Our town is one of many that have been quarantined in order to halt the progression of whatever we have among people further away from the impact site. We don’t get doctors, other than the ones that already lived among us, and we don’t get information. Most people stay in their houses all day watching TV programs that have been played over and over again by the only TV station we have left. We’ve been relieved of the responsibilities of work for the most part. We take turns doing the few jobs that require an insider, like keeping the library open and manning the grocery store for the days when we aren’t getting shipments from hazmat suited government truck drivers. We keep the shades drawn and move about in shadows. Our aversion to the sight of each other and ourselves is a little extreme, I think, considering how little our appearances have changed, but the changes make us different, and its hard to be afraid of something alien to you when its you that is alien.

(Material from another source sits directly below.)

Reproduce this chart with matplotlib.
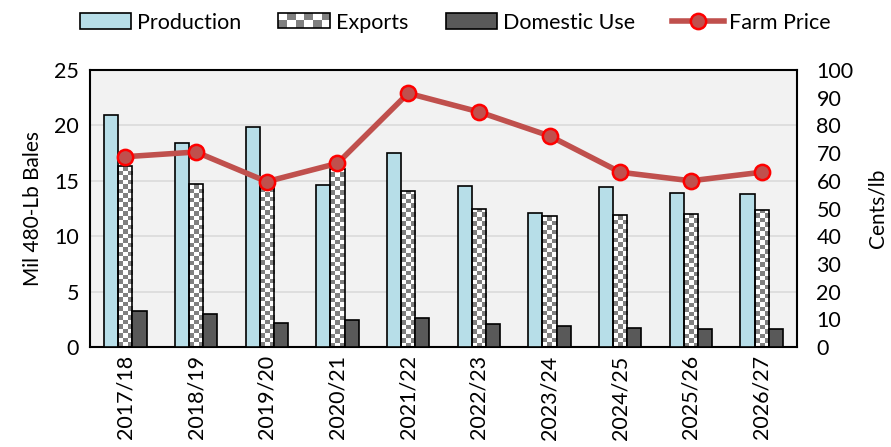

Compared to some other people in town, I have it pretty great. I live alone. I can look at myself or not, and there is no one else in the house to remind me if I don’t want to think about it. There is no one whose heart will break when I avoid them in the hallway on the way to the bathroom; no one to ruin my escapist moments and propel me into insanity. Sometimes I wonder why we are fed so well and sometimes provided with more TV shows on disc to keep us amused and distracted. It would be better to die in riots of hungry chaos then to spiral slowly through this darkness without knowing the only bits of information that I want to know most. What’s happening to me?